Terres d’artistes

Exposition Terres d’artistes
Espace Art Absolument
17/01/2025 - 15/03/2025
Le site d'Art Absolument

À l’espace Art Absolument, Domitille d’Orgeval met en lumière les manières dont les artistes de différentes générations s’intéressent à la terre, matière qui renvoie aux origines et à des territoires explorés. Leurs approches relèvent autant de l’expérience de la marche que d’une nécessité à créer avec leurs trouvailles et apprécier chaque terre pour sa beauté tout en prenant conscience de sa fragilité.

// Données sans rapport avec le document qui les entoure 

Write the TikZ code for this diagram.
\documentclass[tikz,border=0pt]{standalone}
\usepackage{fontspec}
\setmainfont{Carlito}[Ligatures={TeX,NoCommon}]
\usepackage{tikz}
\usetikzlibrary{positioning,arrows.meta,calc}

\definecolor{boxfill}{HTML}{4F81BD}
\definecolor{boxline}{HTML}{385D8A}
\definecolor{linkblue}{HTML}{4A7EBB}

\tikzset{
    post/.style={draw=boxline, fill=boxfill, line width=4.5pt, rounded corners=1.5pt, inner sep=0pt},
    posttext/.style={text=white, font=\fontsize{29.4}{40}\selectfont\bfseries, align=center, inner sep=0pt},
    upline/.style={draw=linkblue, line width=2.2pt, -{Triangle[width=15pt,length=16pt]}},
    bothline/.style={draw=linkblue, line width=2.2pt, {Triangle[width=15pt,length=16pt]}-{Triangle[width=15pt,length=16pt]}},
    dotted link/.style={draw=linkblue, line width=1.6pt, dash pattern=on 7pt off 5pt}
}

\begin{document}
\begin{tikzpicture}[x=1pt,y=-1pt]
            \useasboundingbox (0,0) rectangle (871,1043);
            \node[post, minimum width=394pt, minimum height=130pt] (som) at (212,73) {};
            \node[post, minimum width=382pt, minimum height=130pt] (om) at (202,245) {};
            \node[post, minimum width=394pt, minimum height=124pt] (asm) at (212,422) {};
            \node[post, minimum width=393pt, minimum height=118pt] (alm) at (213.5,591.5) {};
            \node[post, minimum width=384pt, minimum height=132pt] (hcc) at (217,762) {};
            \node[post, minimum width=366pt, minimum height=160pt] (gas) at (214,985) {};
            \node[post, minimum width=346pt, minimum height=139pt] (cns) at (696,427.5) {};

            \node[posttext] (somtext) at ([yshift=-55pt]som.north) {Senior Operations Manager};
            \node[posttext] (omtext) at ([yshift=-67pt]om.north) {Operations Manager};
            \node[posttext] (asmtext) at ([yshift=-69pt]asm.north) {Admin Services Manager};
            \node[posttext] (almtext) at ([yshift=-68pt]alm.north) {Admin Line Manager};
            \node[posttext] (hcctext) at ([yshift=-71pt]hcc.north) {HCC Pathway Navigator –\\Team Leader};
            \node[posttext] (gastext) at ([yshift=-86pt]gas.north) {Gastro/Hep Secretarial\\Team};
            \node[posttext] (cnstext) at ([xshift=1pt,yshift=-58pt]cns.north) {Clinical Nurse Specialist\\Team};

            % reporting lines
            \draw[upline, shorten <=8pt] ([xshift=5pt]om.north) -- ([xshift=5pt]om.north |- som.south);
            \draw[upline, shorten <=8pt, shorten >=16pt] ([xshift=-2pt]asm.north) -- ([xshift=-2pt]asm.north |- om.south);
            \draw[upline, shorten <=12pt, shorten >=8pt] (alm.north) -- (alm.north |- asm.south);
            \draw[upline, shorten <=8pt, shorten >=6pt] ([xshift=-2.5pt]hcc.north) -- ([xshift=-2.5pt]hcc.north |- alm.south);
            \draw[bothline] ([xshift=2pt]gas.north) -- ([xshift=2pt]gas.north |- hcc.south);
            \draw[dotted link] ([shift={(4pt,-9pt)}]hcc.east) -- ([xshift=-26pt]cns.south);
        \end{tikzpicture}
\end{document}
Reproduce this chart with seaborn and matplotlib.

La série des Matériologies de Dubuffet rend compte de l’épaisseur des sols, d’une densité de textures propres à des milieux naturels et aux cycles de transformation des matières. L’agglomérat des matériaux issus de la terre se révèle aussi dans les peintures de Monette Guermont. On peut y voir des paysages vus d’en haut. L’utilisation de la ficelle l’amène à introduire la présence de réseaux à l’image des racines sous terre : une manière chez elle de se reconnecter aux territoires où elle a vécu. 

Richard Long, artiste marcheur, réalise ses œuvres à partir d’éléments prélevés lors de ses longues traversées. Ses œuvres de grand format expriment la force et l’énergie de certains états de matières transformées par l’eau. L’une a été réalisée à partir de boue humide prélevée dans la rivière du Mississippi. L’autre consiste en un grand diptyque créé à partir d’argile de Chine mélangée à l’eau. Ses compositions révèlent une énergie, un corps à corps avec le support et la matière. 

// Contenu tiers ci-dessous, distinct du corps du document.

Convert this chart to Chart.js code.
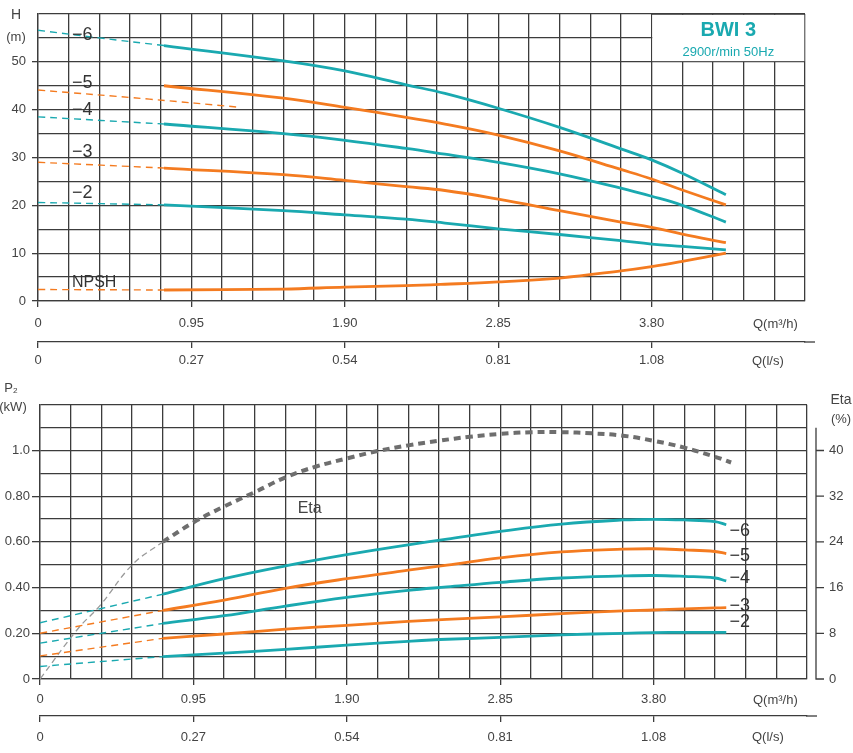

Les œuvres de la série Earthwork de Benoît Lefeuvre associent la mémoire de l’image photographique et la vie du sol. Les éléments naturels agissent sur des pellicules récupérées, les transforment, les abîment : un processus qui donne naissance à des images présentant des atmosphères qui renvoient aux quatre éléments. La part d’aléas dans ce travail artistique est primordiale. Avec sa série Rooted, le jeune artiste grave des paysages forestiers ou des détails de végétaux issus de photographies d’anonymes qu’il a glanées, sur des supports constitués de mycélium. L’image vient s’incorporer au réseau mycélien et de nouvelles connexions se créent, à l’image de ce qui se passe dans notre mémoire.

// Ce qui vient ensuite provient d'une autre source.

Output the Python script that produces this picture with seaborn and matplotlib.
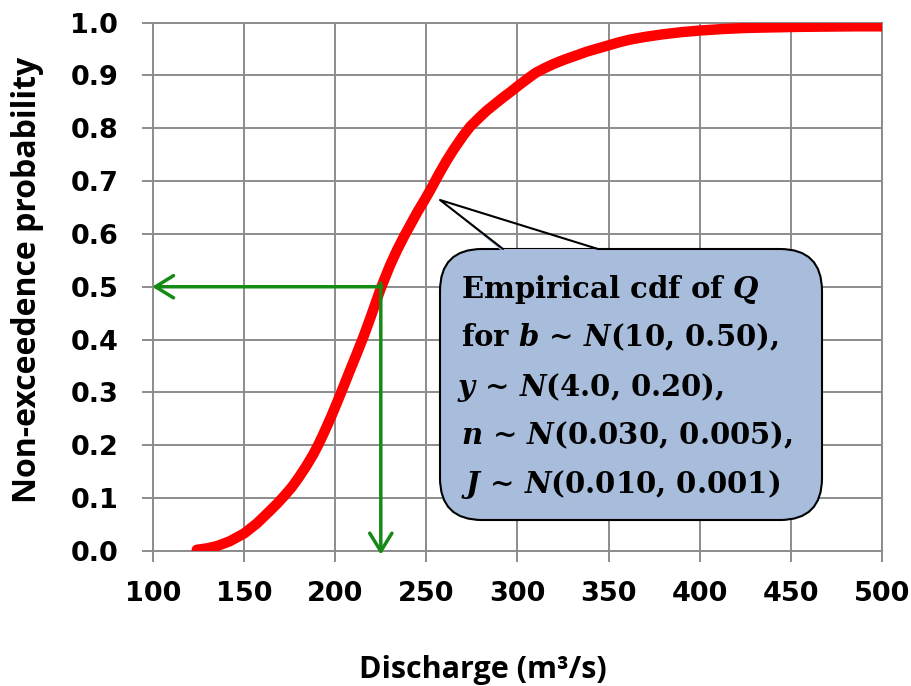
import numpy as np
import pandas as pd
import seaborn as sns
import matplotlib.pyplot as plt
from matplotlib.patches import FancyBboxPatch, Polygon

# empirical cdf of discharge
discharge = [124, 130, 135, 142, 150, 157, 163, 168, 172, 176, 180, 184, 188, 191, 194,
             198, 201, 205, 208, 212, 216, 220, 225, 230, 234, 238, 242, 245, 249, 252,
             257, 261, 265, 270, 274, 279, 283, 288, 292, 297, 301, 306, 310, 315, 320,
             325, 329, 334, 338, 344, 350, 356, 362, 370, 380, 390, 400, 413, 426, 440,
             455, 470, 485, 500]
prob = [0.002, 0.005, 0.009, 0.018, 0.033, 0.052, 0.072, 0.089, 0.104, 0.120, 0.139, 0.160, 0.183, 0.203, 0.225,
        0.256, 0.281, 0.315, 0.341, 0.375, 0.410, 0.448, 0.497, 0.540, 0.570, 0.597, 0.622, 0.641, 0.664, 0.682,
        0.714, 0.738, 0.760, 0.785, 0.803, 0.820, 0.833, 0.847, 0.858, 0.871, 0.882, 0.895, 0.905, 0.914, 0.922,
        0.929, 0.934, 0.940, 0.945, 0.951, 0.957, 0.963, 0.968, 0.973, 0.978, 0.982, 0.985, 0.988, 0.990, 0.991,
        0.992, 0.9925, 0.993, 0.993]

median_q = 225
median_p = 0.5

x_ticks = [100, 150, 200, 250, 300, 350, 400, 450, 500]
y_ticks = [0.0, 0.1, 0.2, 0.3, 0.4, 0.5, 0.6, 0.7, 0.8, 0.9, 1.0]

callout_lines = [
    r"Empirical cdf of $Q$",
    r"for $b$ ~ $N$(10, 0.50),",
    r"$y$ ~ $N$(4.0, 0.20),",
    r"$n$ ~ $N$(0.030, 0.005),",
    r"$J$ ~ $N$(0.010, 0.001)",
]

df = pd.DataFrame({"Q": discharge, "P": prob})

sns.set_theme(style="white")
plt.rcParams["mathtext.fontset"] = "custom"
plt.rcParams["mathtext.rm"] = "DejaVu Serif:bold"
plt.rcParams["mathtext.it"] = "DejaVu Serif:bold:italic"
plt.rcParams["text.color"] = "black"
plt.rcParams["axes.labelcolor"] = "black"

grid_col = "#8c8c8c"
green = "#158a15"
label_font = "Open Sans"

fig = plt.figure(figsize=(9.11, 6.86), dpi=100)
ax = fig.add_axes([0.168, 0.197, 0.800, 0.770])

sns.lineplot(data=df, x="Q", y="P", ax=ax, color="#ff0000", lw=7.5,
             sort=False, estimator=None, solid_capstyle="round", zorder=3)

ax.set_xlim(100, 500)
ax.set_ylim(0, 1)
ax.set_xticks(x_ticks)
ax.set_yticks(y_ticks)
ax.set_xticklabels([str(t) for t in x_ticks])
ax.set_yticklabels([f"{t:.1f}" for t in y_ticks])
ax.grid(True, color=grid_col, lw=1.4)
for s in ax.spines.values():
    s.set_color(grid_col)
    s.set_linewidth(1.4)
ax.tick_params(axis="both", direction="out", length=8, width=1.4, color=grid_col,
               labelcolor="black", left=True, bottom=True)
ax.tick_params(axis="x", pad=14)
ax.tick_params(axis="y", pad=17)
for lab in ax.get_xticklabels() + ax.get_yticklabels():
    lab.set_fontfamily("DejaVu Sans")
    lab.set_fontweight("bold")
    lab.set_fontsize(19.5)

ax.set_xlabel("Discharge (m³/s)", fontfamily=label_font, fontweight="bold", fontsize=22)
ax.set_ylabel("Non-exceedence probability", fontfamily=label_font, fontweight="bold", fontsize=23)
ax.xaxis.set_label_coords(0.453, -0.197)
ax.yaxis.set_label_coords(-0.150, 0.513)

# green arrows from the median
arrow_kw = dict(arrowstyle="->,head_length=0.65,head_width=0.4", color=green, lw=2.5,
                shrinkA=0, shrinkB=0, mutation_scale=20)
ax.annotate("", xy=(99.5, median_p), xytext=(median_q + 0.5, median_p),
            arrowprops=arrow_kw, zorder=4, annotation_clip=False)
ax.annotate("", xy=(median_q, -0.007), xytext=(median_q, median_p + 0.007),
            arrowprops=arrow_kw, zorder=4, annotation_clip=False)

# callout box (inches in figure space)
tr = fig.dpi_scale_trans
fill = "#a7bddb"
box = FancyBboxPatch((4.40, 1.66), 3.82, 2.71, boxstyle="round,pad=0,rounding_size=0.42",
                     transform=tr, facecolor=fill, edgecolor="black", lw=1.5, zorder=5)
fig.add_artist(box)
wedge = Polygon([(4.40, 4.86), (5.03, 4.37), (5.98, 4.37), (5.98, 4.34), (5.03, 4.34)],
                closed=True, transform=tr, facecolor=fill, edgecolor="none", zorder=6)
fig.add_artist(wedge)
fig.add_artist(plt.Line2D([5.03, 4.40, 5.98], [4.37, 4.86, 4.37], transform=tr,
                          color="black", lw=1.5, zorder=7))

for i, line in enumerate(callout_lines):
    x0 = 4.61 if i != 2 else 4.57
    fig.text(x0, 3.88 - i * 0.488, line, transform=tr, fontfamily="DejaVu Serif",
             fontweight="bold", fontsize=21, va="baseline", ha="left", zorder=8)

fig.savefig("out.png", dpi=100)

Caroline Le Méhauté interroge notre relation à l’environnement au travers de l’utilisation de la tourbe comme matériau. Elle sollicite les sens du spectateur pour l’amener à appréhender la vie des sols. Avec Negociation 66, Extented Field, elle invite à écouter le son de la terre, des sonorités venues des profondeurs et qui nous transportent vers un monde cosmique. Ses cyanotypes révèlent l’exploitation des terres et l’épuisement des sols. L’artiste souhaite aussi engager le spectateur dans un changement d’attitude et l’inciter à des dynamiques de restauration des sols. Negociation 133 – Objet-action (Tellus project, 203), constituée de 15 bombes de graines phytoremédiatices témoigne de son projet au long cours, impliquant une action collective.

hermann de vries lui a entrepris une collecte de différentes terres qu’il pose sur papier afin de donner à voir la variété de leurs nuances. Il considère ses frottages de terre comme une part de documentation de ses récoltes. Son approche artistique relève d’une observation de la nature. Il affirme d’ailleurs : « Je ne fais que des citations de la nature ». 

En utilisant la terre comme matériau ou comme sujet d’investigation, les artistes montrent sa diversité, ses textures et les temporalités qu’elle incarne. Ils rendent compte de leur relation avec des paysages et témoignent de la géologie de ceux-ci ainsi que de leurs transformations dans un contexte de bouleversement climatique. Ils cultivent également une relation symbiotique avec la nature et valorisent les cycles naturels des écosystèmes.

Ainsi, ces artistes nous engagent à préserver des expériences d’émerveillement durant lesquelles pressentir l’espoir d’un renouveau, d’un soin, d’une attention à la vie qui renaît. L’expérience temporelle leur est nécessaire pour appréhender et comprendre les matériaux naturels qu’ils emploient. Leurs œuvres nous incitent à aiguiser notre perception et à nous remémorer des souvenirs de relations physiques avec des matières issues de milieux naturels.